Feiern wie die musikfanatischen Herzöge

■ Ab heute lädt Manfred Cordes zu einer musikalischen Renaissance der Renaissance

Heute abend beginnt im Rathaus eine Reihe mit italienischer Festmusik, die nicht nur FreundInnen Alter Musik anziehen könnte. Denn der Leiter des Ensembles „Weser-Renaissance“ Manfred Cordes hat für fünf Konzerte ein facettenreiches Konzept entworfen.

Es gibt mit der Fürstenhochzeit zu Florenz aus dem Jahr 1539 eine deutsche Erstaufführung, ihr folgt venezianische Weihnachtsmusik am 29.12.01 in Unser Lieben Frauen. Am 7.2.02 erklingt dann in der Glocke mit Neapolitanischen Impressionen Musik zum Karneval und in einem weiteren Konzert am 7.3.02 in der Oberen Rathaushalle Madrigale und Instrumentalmusik der Kunstzentren Mantua und Ferrara.

Die Rekonstruktion eines Festgottesdienstes um 1570, die Ostermesse in der römischen Peterskirche, beendet am 4.4.02 im St.Petri-Dom den Zyklus.

taz: Herr Cordes, Sie beginnen mit der Rekonstruktion der Fürstenhochzeit am Hof der Medici in Florenz. Was gibt es denn da für Abläufe, Gattungen, auf welche Quellen berufen Sie sich da?

Manfred Cordes: Wir haben da eine in der Renaissance einmalige Quellenlage. Es gibt vierstimmige Bücher, die damals schon als Dokumentation der Festlichkeit gedruckt wurden. Man feierte zwei Tage, am zweiten Tag gab es eine Komödie von Landi, die wir mit allen Besetzungsvorschriften haben. In den Texten geht es u.a. um schnellen männlichen Nachwuchs für das Geschlecht der Medici.

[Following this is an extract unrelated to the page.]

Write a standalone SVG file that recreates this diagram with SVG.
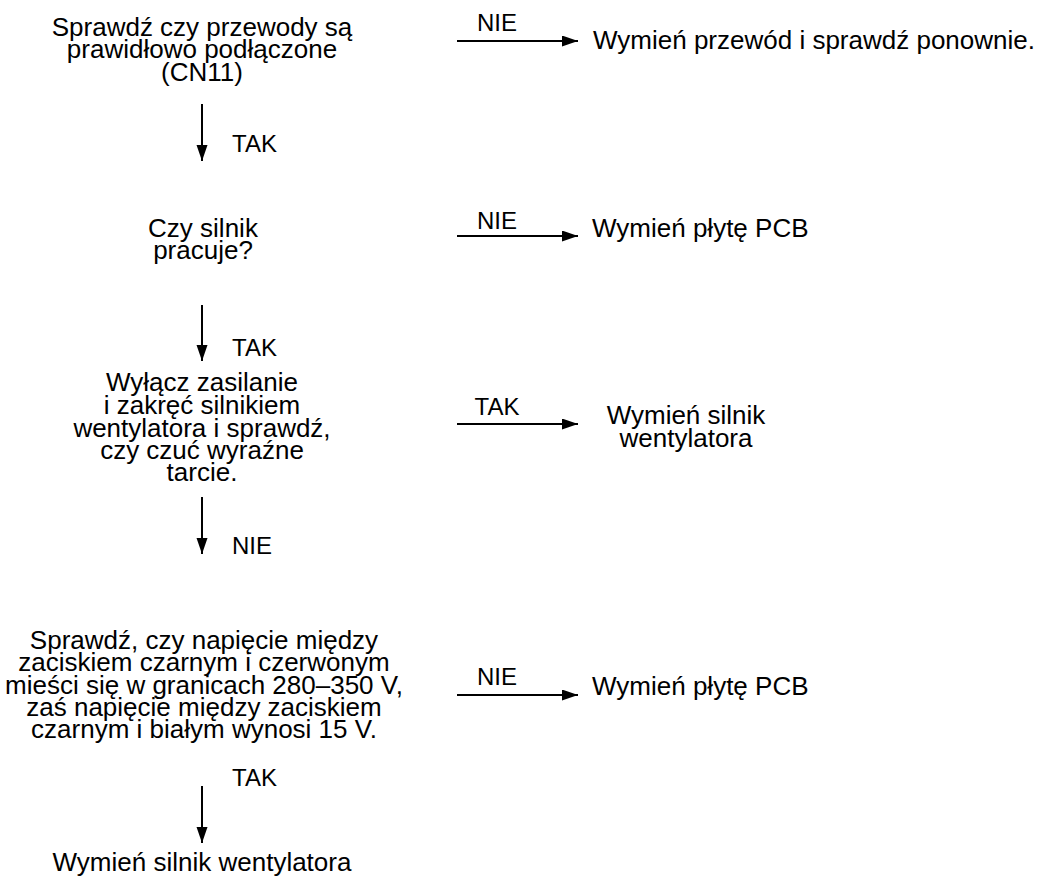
<svg xmlns="http://www.w3.org/2000/svg" width="1046" height="890" viewBox="0 0 1046 890">
  <style>
    text { font-family: "Liberation Sans", Arial, sans-serif; fill: #000; }
    .t { font-size: 26px; }
    .c { text-anchor: middle; }
    .lbl { font-size: 24px; }
    .edge { stroke: #000; stroke-width: 2; fill: none; marker-end: url(#arrow); }
  </style>
  <defs>
    <marker id="arrow" markerUnits="userSpaceOnUse" markerWidth="18" markerHeight="14" refX="16" refY="5.5" orient="auto">
      <path d="M0,0 L16,5.5 L0,11 Z" fill="#000"/>
    </marker>
  </defs>
  <rect width="1046" height="890" fill="#fff"/>

  <!-- connectors with their branch labels -->
  <g id="connectors">
    <line class="edge" x1="202" y1="104" x2="202" y2="161"/>
    <line class="edge" x1="457" y1="41" x2="578" y2="41"/>
    <line class="edge" x1="202" y1="305" x2="202" y2="361"/>
    <line class="edge" x1="457" y1="236" x2="578" y2="236"/>
    <line class="edge" x1="202" y1="497" x2="202" y2="554"/>
    <line class="edge" x1="457" y1="424" x2="578" y2="424"/>
    <line class="edge" x1="202" y1="786" x2="202" y2="843"/>
    <line class="edge" x1="457" y1="695" x2="578" y2="695"/>
    <text class="lbl" x="232" y="152">TAK</text>
    <text class="lbl c" x="497" y="31">NIE</text>
    <text class="lbl" x="232" y="356">TAK</text>
    <text class="lbl c" x="497" y="229">NIE</text>
    <text class="lbl" x="232" y="554">NIE</text>
    <text class="lbl c" x="497" y="415">TAK</text>
    <text class="lbl" x="232" y="786">TAK</text>
    <text class="lbl c" x="497" y="685">NIE</text>
  </g>

  <g id="check-wires">
    <text class="t c" x="202" y="36">Sprawdź czy przewody są</text>
    <text class="t c" x="202" y="58">prawidłowo podłączone</text>
    <text class="t c" x="202" y="81">(CN11)</text>
  </g>
  <g id="replace-wire">
    <text class="t" x="593" y="49">Wymień przewód i sprawdź ponownie.</text>
  </g>
  <g id="motor-running">
    <text class="t c" x="203" y="237">Czy silnik</text>
    <text class="t c" x="203" y="259">pracuje?</text>
  </g>
  <g id="replace-pcb-1">
    <text class="t" x="592" y="237">Wymień płytę PCB</text>
  </g>
  <g id="friction-check">
    <text class="t c" x="202" y="391">Wyłącz zasilanie</text>
    <text class="t c" x="202" y="414">i zakręć silnikiem</text>
    <text class="t c" x="202" y="437">wentylatora i sprawdź,</text>
    <text class="t c" x="202" y="459">czy czuć wyraźne</text>
    <text class="t c" x="202" y="481">tarcie.</text>
  </g>
  <g id="replace-motor-1">
    <text class="t c" x="686" y="424">Wymień silnik</text>
    <text class="t c" x="686" y="447">wentylatora</text>
  </g>
  <g id="voltage-check">
    <text class="t c" x="204" y="649">Sprawdź, czy napięcie między</text>
    <text class="t c" x="204" y="671">zaciskiem czarnym i czerwonym</text>
    <text class="t c" x="204" y="694">mieści się w granicach 280–350 V,</text>
    <text class="t c" x="204" y="716">zaś napięcie między zaciskiem</text>
    <text class="t c" x="204" y="738">czarnym i białym wynosi 15 V.</text>
  </g>
  <g id="replace-pcb-2">
    <text class="t" x="592" y="695">Wymień płytę PCB</text>
  </g>
  <g id="replace-motor-2">
    <text class="t c" x="202" y="871">Wymień silnik wentylatora</text>
  </g>
</svg>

Florenz, Neapel, Mantua, Ferrara, Venedig: wie muss man sich den Austausch vorstellen?

Es gab natürlich eine wettbewerbsartige Fluktuation, alles hing vom Geld und Interesse der Fürsten ab. Die Herzöge von Mantua und Ferrara waren direkt musikfanatisch, hier entstanden Gattungen und Besetzungen, die in der Kirche nicht möglich waren.

In der Ostermesse singen Sie die berühmte „Missa Papae Marcelli“. Der Komponist Giovanni Pierluigi da Palestrina wird als „Retter der Kirchenmusik“ bezeichnet. Um was ging es da?

Am Konzil von Trient (1545 - 1563) wurde Dekadenz in der Kirchenmusik festgestellt: Die Texte seien durch eine schweifende Melodik und die Mehrstimmigkeit nicht mehr verständlich, es würden weltliche Vorlagen benutzt und vieles mehr. Palestrina hat sich einerseits an den neuen Vorschriften orientiert, hat aber andererseits da, wo es möglich war, große, melismatische Musik geschrieben. Wenn er nicht gewesen wäre, hätten die Kirchenleute es viel leichter gehabt, die Musik zu verbieten.

Herr Cordes, was können derartige Rekonstruktionen für uns noch bedeuten?

Dasselbe wie die Bilder und die Literatur der Zeit, mit denen wir uns ja auch beschäftigen. Die Musik allerdings braucht die Aufführung, sonst existiert sie ja nicht. Es braucht aber Konzepte, sonst macht die Wiedergabe von ehemals rein funktionaler Musik, die immer für einen bestimmten Zweck geschrieben wurde, keinen Sinn.